---------- Material provided
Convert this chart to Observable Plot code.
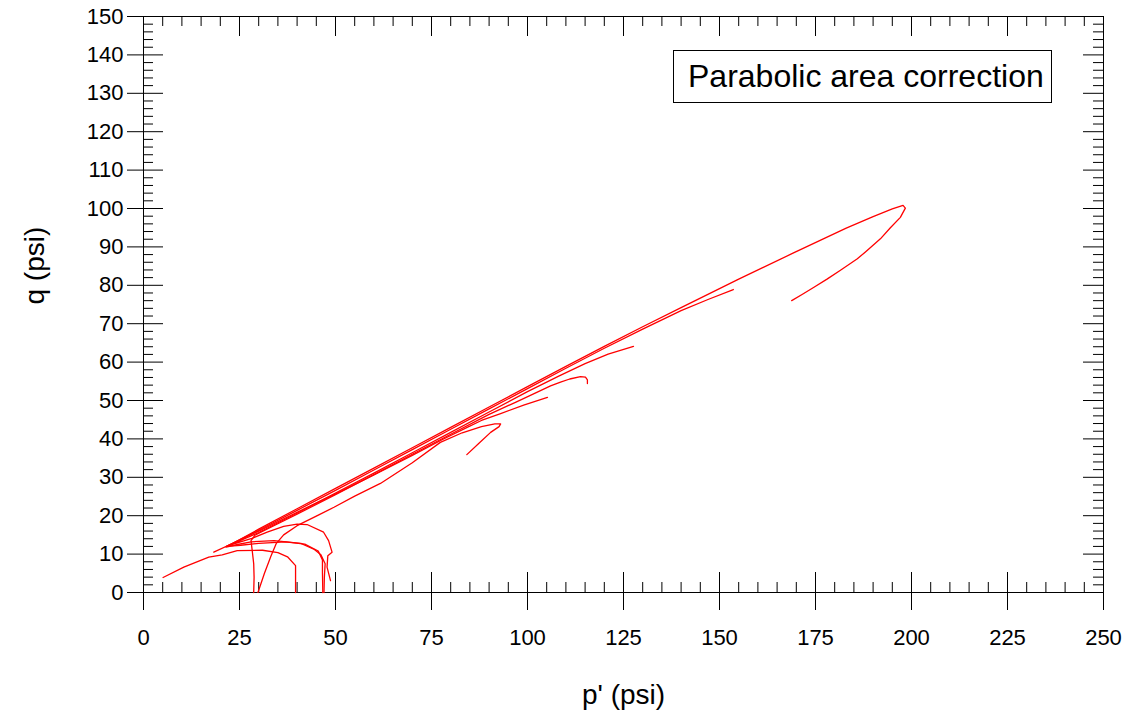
<!DOCTYPE html>
<html><head><meta charset="utf-8">
<script src="https://cdn.jsdelivr.net/npm/d3@7"></script>
<script src="https://cdn.jsdelivr.net/npm/@observablehq/plot@0.6"></script>
<style>
html,body{margin:0;padding:0;background:#fff;}
#wrap{position:relative;width:1133px;height:719px;}
#legend{position:absolute;left:673px;top:50px;width:379px;height:53px;box-sizing:border-box;border:1px solid #000;background:#fff;font-family:"Liberation Sans",Arial,sans-serif;font-size:32px;line-height:51px;padding-left:14px;white-space:nowrap;color:#000;}
</style></head><body><div id="wrap"></div>
<script>
// Tick values / labels
const xMajor = [0, 25, 50, 75, 100, 125, 150, 175, 200, 225, 250];
const xMinor = d3.range(0, 251, 5).filter(v => v % 25 !== 0);
const yMajor = [0, 10, 20, 30, 40, 50, 60, 70, 80, 90, 100, 110, 120, 130, 140, 150];
const yMinor = d3.range(0, 151, 2).filter(v => v % 10 !== 0);

// Stress paths [p', q] in psi
const test1 = [[47,0],[47.1,4],[47.3,7.5],[46.2,9.8],[44.5,11.2],[41,12.8],[34,13.5],[28,13.2],[24.5,12.5],[21.5,11.8],
  [30,16.5],[40,21.8],[50,27.1],[60,32.4],[70,37.7],[80,43],[90,48.3],[100,53.6],[110,58.9],[120,64.1],[130,69.2],
  [140,74.2],[155,81.6],[169,88.3],[183,94.9],[190,97.9],[195,99.9],[197.8,100.8],[198.4,100.1],[197.1,97.7],
  [194.5,95],[191.9,92.1],[188,88.7],[185.9,86.9],[181.5,83.9],[178,81.6],[174.6,79.5],[171.5,77.6],[168.8,76]];
const test2 = [[46.7,0],[46.6,5.2],[46.6,8.5],[45.5,10.8],[42,12.6],[37,13.2],[30,12.8],[25.3,12.3],[21.6,12],
  [30,16.2],[40,21.4],[50,26.6],[60,31.9],[70,37.2],[80,42.5],[90,47.8],[100,53.1],[110,58.4],[120,63.6],[130,68.6],
  [140,73.4],[147,76.3],[153.6,78.9]];
const test3 = [[48.7,3.1],[47.8,6.6],[48,9.6],[49.1,10.5],[48.2,13.5],[46.9,15.7],[42.6,17.7],[40,17.8],[36.5,17.2],
  [32.2,15.7],[28,14],[24,12.8],[21.8,12.1],
  [30,15.6],[40,20.7],[50,25.9],[60,31.1],[70,36.4],[80,41.7],[90,47],[100,52.3],[108,56.3],[115,59.6],[121,62.1],[127.6,64.1]];
const test4 = [[28.7,0],[28.8,4],[28.7,7.5],[28.3,11],[28,13.5],[29,14.9],[35,17.9],[40,20.4],[50,25.5],[60,30.7],
  [70,36],[80,41.2],[90,46.4],[97,49.6],[102,51.9],[106,53.8],[108.6,54.8],[111,55.6],[113.8,56.2],[115.1,56.1],
  [115.6,55.4],[115.6,54.4]];
const test5 = [[29.8,0],[31.5,5],[33.2,9.5],[34.6,12.8],[36.5,15],[40,17.4],[45,19.9],[49.6,22.2],[55,25.1],
  [61.7,28.4],[70,33.8],[77.3,39.1],[83,41.6],[88,43.2],[91.5,43.9],[93,43.9],[92.6,43.2],[90.4,41.7],[87.5,39],[84.2,35.9]];
const test6 = [[18.3,10.5],[25,13.6],[30,16],[40,20.9],[50,25.7],[60,30.6],[70,35.7],[78,39.9],[84.3,43],[88,44.8],
  [93,46.6],[99,48.8],[105.2,50.8]];
const test7 = [[39.6,0],[39.6,3.5],[39.6,7],[37.5,9.3],[35,10.4],[31,11],[24.4,10.9],[20.5,9.8],[17,9.2],[10.5,6.6],[5.1,3.9]];

const series = [["1", test1], ["2", test2], ["3", test3], ["4", test4], ["5", test5], ["6", test6], ["7", test7]];
const rows = series.flatMap(([id, pts]) => pts.map(([p, q]) => ({test: id, p, q})));

const W = 1133, H = 719, mL = 143, mR = 30, mT = 16, mB = 127;
const iw = W - mL - mR, ih = H - mT - mB;

const chart = Plot.plot({
  width: W, height: H,
  marginLeft: mL, marginRight: mR, marginTop: mT, marginBottom: mB,
  x: {domain: [0, 250]},
  y: {domain: [0, 150]},
  style: {fontFamily: '"Liberation Sans", Arial, sans-serif', background: "#fff", color: "#000"},
  marks: [
    // bottom ticks
    Plot.ruleX(xMajor, {x: d => d, insetTop: ih - 20, insetBottom: -18}),
    Plot.ruleX(xMinor, {x: d => d, insetTop: ih - 10}),
    // top ticks
    Plot.ruleX(xMajor, {x: d => d, insetBottom: ih - 20}),
    Plot.ruleX(xMinor, {x: d => d, insetBottom: ih - 10}),
    // left ticks
    Plot.ruleY(yMajor, {y: d => d, insetLeft: -16, insetRight: iw - 20}),
    Plot.ruleY(yMinor, {y: d => d, insetRight: iw - 10}),
    // right ticks
    Plot.ruleY(yMajor, {y: d => d, insetLeft: iw - 20}),
    Plot.ruleY(yMinor, {y: d => d, insetLeft: iw - 10}),
    Plot.frame({stroke: "#000"}),
    Plot.axisX(xMajor, {tickSize: 0, tickPadding: 37, fontSize: 22, label: null}),
    Plot.axisY(yMajor, {tickSize: 0, tickPadding: 20, fontSize: 22, label: null}),
    Plot.line(rows, {x: "p", y: "q", z: "test", stroke: "#ff0000", strokeWidth: 1.3}),
    Plot.text(["p' (psi)"], {frameAnchor: "bottom", dy: 103, fontSize: 28, lineAnchor: "middle"}),
    Plot.text(["q (psi)"], {frameAnchor: "left", dx: -108, rotate: -90, fontSize: 28})
  ]
});
const wrap = document.getElementById("wrap");
wrap.appendChild(chart);
const leg = document.createElement("div");
leg.id = "legend";
leg.textContent = "Parabolic area correction";
wrap.appendChild(leg);
</script></body></html>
--------------------
Directions for this task
Copy the listing word for word, excluding its pictures.

Exercise result
Convert this chart to Observable Plot code.
<!DOCTYPE html>
<html><head><meta charset="utf-8">
<script src="https://cdn.jsdelivr.net/npm/d3@7"></script>
<script src="https://cdn.jsdelivr.net/npm/@observablehq/plot@0.6"></script>
<style>
html,body{margin:0;padding:0;background:#fff;}
#wrap{position:relative;width:1133px;height:719px;}
#legend{position:absolute;left:673px;top:50px;width:379px;height:53px;box-sizing:border-box;border:1px solid #000;background:#fff;font-family:"Liberation Sans",Arial,sans-serif;font-size:32px;line-height:51px;padding-left:14px;white-space:nowrap;color:#000;}
</style></head><body><div id="wrap"></div>
<script>
// Tick values / labels
const xMajor = [0, 25, 50, 75, 100, 125, 150, 175, 200, 225, 250];
const xMinor = d3.range(0, 251, 5).filter(v => v % 25 !== 0);
const yMajor = [0, 10, 20, 30, 40, 50, 60, 70, 80, 90, 100, 110, 120, 130, 140, 150];
const yMinor = d3.range(0, 151, 2).filter(v => v % 10 !== 0);

// Stress paths [p', q] in psi
const test1 = [[47,0],[47.1,4],[47.3,7.5],[46.2,9.8],[44.5,11.2],[41,12.8],[34,13.5],[28,13.2],[24.5,12.5],[21.5,11.8],
  [30,16.5],[40,21.8],[50,27.1],[60,32.4],[70,37.7],[80,43],[90,48.3],[100,53.6],[110,58.9],[120,64.1],[130,69.2],
  [140,74.2],[155,81.6],[169,88.3],[183,94.9],[190,97.9],[195,99.9],[197.8,100.8],[198.4,100.1],[197.1,97.7],
  [194.5,95],[191.9,92.1],[188,88.7],[185.9,86.9],[181.5,83.9],[178,81.6],[174.6,79.5],[171.5,77.6],[168.8,76]];
const test2 = [[46.7,0],[46.6,5.2],[46.6,8.5],[45.5,10.8],[42,12.6],[37,13.2],[30,12.8],[25.3,12.3],[21.6,12],
  [30,16.2],[40,21.4],[50,26.6],[60,31.9],[70,37.2],[80,42.5],[90,47.8],[100,53.1],[110,58.4],[120,63.6],[130,68.6],
  [140,73.4],[147,76.3],[153.6,78.9]];
const test3 = [[48.7,3.1],[47.8,6.6],[48,9.6],[49.1,10.5],[48.2,13.5],[46.9,15.7],[42.6,17.7],[40,17.8],[36.5,17.2],
  [32.2,15.7],[28,14],[24,12.8],[21.8,12.1],
  [30,15.6],[40,20.7],[50,25.9],[60,31.1],[70,36.4],[80,41.7],[90,47],[100,52.3],[108,56.3],[115,59.6],[121,62.1],[127.6,64.1]];
const test4 = [[28.7,0],[28.8,4],[28.7,7.5],[28.3,11],[28,13.5],[29,14.9],[35,17.9],[40,20.4],[50,25.5],[60,30.7],
  [70,36],[80,41.2],[90,46.4],[97,49.6],[102,51.9],[106,53.8],[108.6,54.8],[111,55.6],[113.8,56.2],[115.1,56.1],
  [115.6,55.4],[115.6,54.4]];
const test5 = [[29.8,0],[31.5,5],[33.2,9.5],[34.6,12.8],[36.5,15],[40,17.4],[45,19.9],[49.6,22.2],[55,25.1],
  [61.7,28.4],[70,33.8],[77.3,39.1],[83,41.6],[88,43.2],[91.5,43.9],[93,43.9],[92.6,43.2],[90.4,41.7],[87.5,39],[84.2,35.9]];
const test6 = [[18.3,10.5],[25,13.6],[30,16],[40,20.9],[50,25.7],[60,30.6],[70,35.7],[78,39.9],[84.3,43],[88,44.8],
  [93,46.6],[99,48.8],[105.2,50.8]];
const test7 = [[39.6,0],[39.6,3.5],[39.6,7],[37.5,9.3],[35,10.4],[31,11],[24.4,10.9],[20.5,9.8],[17,9.2],[10.5,6.6],[5.1,3.9]];

const series = [["1", test1], ["2", test2], ["3", test3], ["4", test4], ["5", test5], ["6", test6], ["7", test7]];
const rows = series.flatMap(([id, pts]) => pts.map(([p, q]) => ({test: id, p, q})));

const W = 1133, H = 719, mL = 143, mR = 30, mT = 16, mB = 127;
const iw = W - mL - mR, ih = H - mT - mB;

const chart = Plot.plot({
  width: W, height: H,
  marginLeft: mL, marginRight: mR, marginTop: mT, marginBottom: mB,
  x: {domain: [0, 250]},
  y: {domain: [0, 150]},
  style: {fontFamily: '"Liberation Sans", Arial, sans-serif', background: "#fff", color: "#000"},
  marks: [
    // bottom ticks
    Plot.ruleX(xMajor, {x: d => d, insetTop: ih - 20, insetBottom: -18}),
    Plot.ruleX(xMinor, {x: d => d, insetTop: ih - 10}),
    // top ticks
    Plot.ruleX(xMajor, {x: d => d, insetBottom: ih - 20}),
    Plot.ruleX(xMinor, {x: d => d, insetBottom: ih - 10}),
    // left ticks
    Plot.ruleY(yMajor, {y: d => d, insetLeft: -16, insetRight: iw - 20}),
    Plot.ruleY(yMinor, {y: d => d, insetRight: iw - 10}),
    // right ticks
    Plot.ruleY(yMajor, {y: d => d, insetLeft: iw - 20}),
    Plot.ruleY(yMinor, {y: d => d, insetLeft: iw - 10}),
    Plot.frame({stroke: "#000"}),
    Plot.axisX(xMajor, {tickSize: 0, tickPadding: 37, fontSize: 22, label: null}),
    Plot.axisY(yMajor, {tickSize: 0, tickPadding: 20, fontSize: 22, label: null}),
    Plot.line(rows, {x: "p", y: "q", z: "test", stroke: "#ff0000", strokeWidth: 1.3}),
    Plot.text(["p' (psi)"], {frameAnchor: "bottom", dy: 103, fontSize: 28, lineAnchor: "middle"}),
    Plot.text(["q (psi)"], {frameAnchor: "left", dx: -108, rotate: -90, fontSize: 28})
  ]
});
const wrap = document.getElementById("wrap");
wrap.appendChild(chart);
const leg = document.createElement("div");
leg.id = "legend";
leg.textContent = "Parabolic area correction";
wrap.appendChild(leg);
</script></body></html>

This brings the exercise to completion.